DÚVIDAS

Ainda a pronúncia do r

Apesar das numerosas respostas acerca do tema, creio que nenhuma é perfeitamente clara: qual a forma mais correcta, a forma mais «ideal», digamos assim (e não a mais generalizada ou a correspondente à pronúncia-padrão), de se pronunciar o R no início de palavras ou rr em palavras como, por exemplo, carro?

Esta questão surgiu por me terem dito que a pronúncia mais correcta é aquela em que o R é alveolar (vibrante múltipla alveolar) e que aquela em que o R é gutural (vocal gutural) não ser tão correcta, porque se trataria de influência do francês, devido à fixação de indústrias e empresas em Portugal no século XIX.

Além disso, também me foi dito por um senhor que, antigamente (julgo que antes do 25 de Abril), eram repreendidos os alunos na escola dele que pronunciavam «mal» este R.

Desde já um sincero obrigado por explicitarem esta questão.

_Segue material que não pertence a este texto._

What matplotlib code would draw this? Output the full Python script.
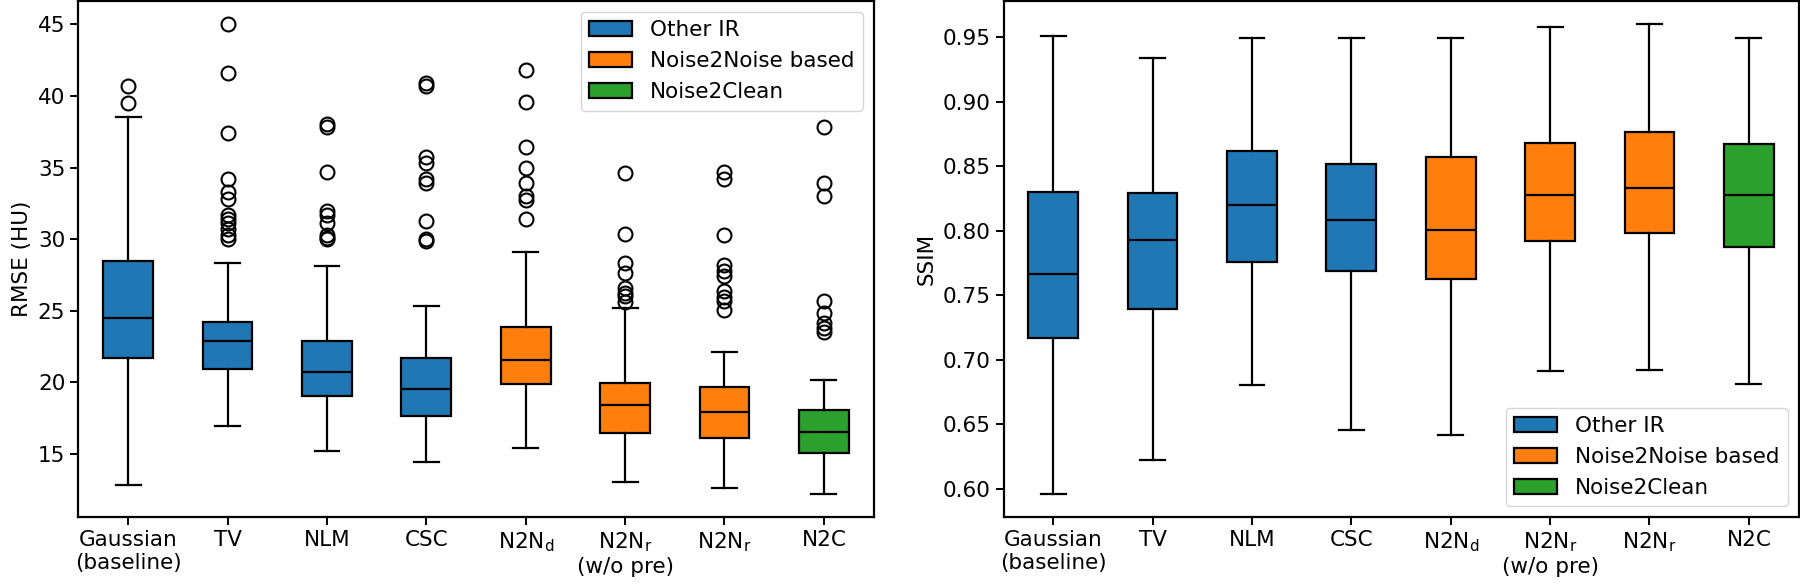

E parabéns pelo fantástico sítio em que todos podemos esclarecer as nossas dúvidas sobre a nossa língua.

Resposta

No Projecto Diversidade Linguística na Escola Portuguesa, coordenado por Dulce Pereira e desenvolvido pelo Instituto de Linguística Teórica e Computacional, em parceria com a Fundação Calouste Gulbenkian e o Ministério da Educação (2006), é referido que «As palavras rosa e muro possuem ambas a letra <r>. No entanto, apesar de semelhantes, são sons diferentes: o <r> de rosa é um som mais carregado – /R/ – e o de muro mais suave – /r/. É esta diferença que faz com que distingamos as palavras carro e caro. O som mais carregado ou forte (vibrante velar) ocorre em posição inicial e medial de palavra, grafando-se com <r> em início de palavra e com <rr> em posição medial de palavra; o som mais suave ou fraco (vibrante alveolar) ocorre apenas em posição medial de palavra e grafa-se com <r>» (Cd2, p. 13). Note-se que a vibrante múltipla [R] é geralmente descrita como uvular, embora se use também o termo velar (cf. Celso Cunha e Lindley Cintra, Nova Gramática do Português Contemporâneo, Lisboa, Edições João Sá da Costa, 1984, p. 45). 

Deste modo, de acordo com a citada passagem do referido projecto, pensado, em grande medida, para alunos que não têm o português como língua materna, existem duas formas de se pronunciar o «r» em português, isto é, como vibrante velar (som formado na região do véu palatino, compatível, portanto, com a "vocal gutural" referida pelo consulente), [R], ou como vibrante alveolar, [ɾ], não sendo feita qualquer referência à vibrante múltipla alveolar.

Sabemos, no entanto, como refere Fernando Venâncio nesta resposta, que continua a ser verificável também a «pronúncia apical, mas múltipla, ou seja, com mais toques, o que lhe dá [ao r] o chamado som rolado, muito usado ainda sobretudo no Norte de Portugal».

Aliás, Maria Helena Mira Mateus e outros, na Gramática da Língua Portuguesa, nesta mesma linha de raciocínio, salientam que «A consoante uvular representada por [R] é a vibrante que se encontra no dialecto-padrão do português europeu, em que a sua produção implica a acção da úvula. Em alguns dialectos existe uma variante dental, a vibrante múltipla que se representa por [r]» (p. 1000).

Leda Bisol (org.), em Introdução a Estudos de Fonologia do Português Brasileiro (EDIPUCRS, 4.ª ed. 2005), citando Jorge Morais Barbosa (Introdução ao Estudo da Fonologia e Morfologia do Português, Coimbra: Almedina, 1994, p. 38), confirma que «a vibrante uvular aparece no português de Portugal, em Lisboa, como uma pronúncia vulgar no final do século XIX». Já «a aparição de r como uma fricativa sonora [ɤ] é assinalada desde 1883, entre os jovens, segundo Gonçalves Viana, Estudos de Fonética Portuguesa, 1973». Antes disso, o som r era «somente articulado como uma vibrante alveolar múltipla [r], segundo as gramáticas» (p. 218).

Indo de certa forma ao encontro das palavras do prezado consulente, pude saber1 que, na zona de Coimbra, há cerca de trinta/quarenta anos, os falantes assinalavam o [R] uvular como pronúncia intrusiva, porque a articulação generalizada era [r] (vibrante alveolar múltipla). Assim, é possível que alguns professores da referida região tenham tido algum excesso de zelo. Porém, actualmente, com a evolução linguística registada, tal facto encontrar-se-á ultrapassado, porque habitantes dessa zona, na casa dos 30 anos, já usam também o [R] (vibrante uvular). Na zona de Lisboa, nunca dei conta de que o [R] fosse corrigido na escola.

1 Comunicação pessoal de Carlos Rocha.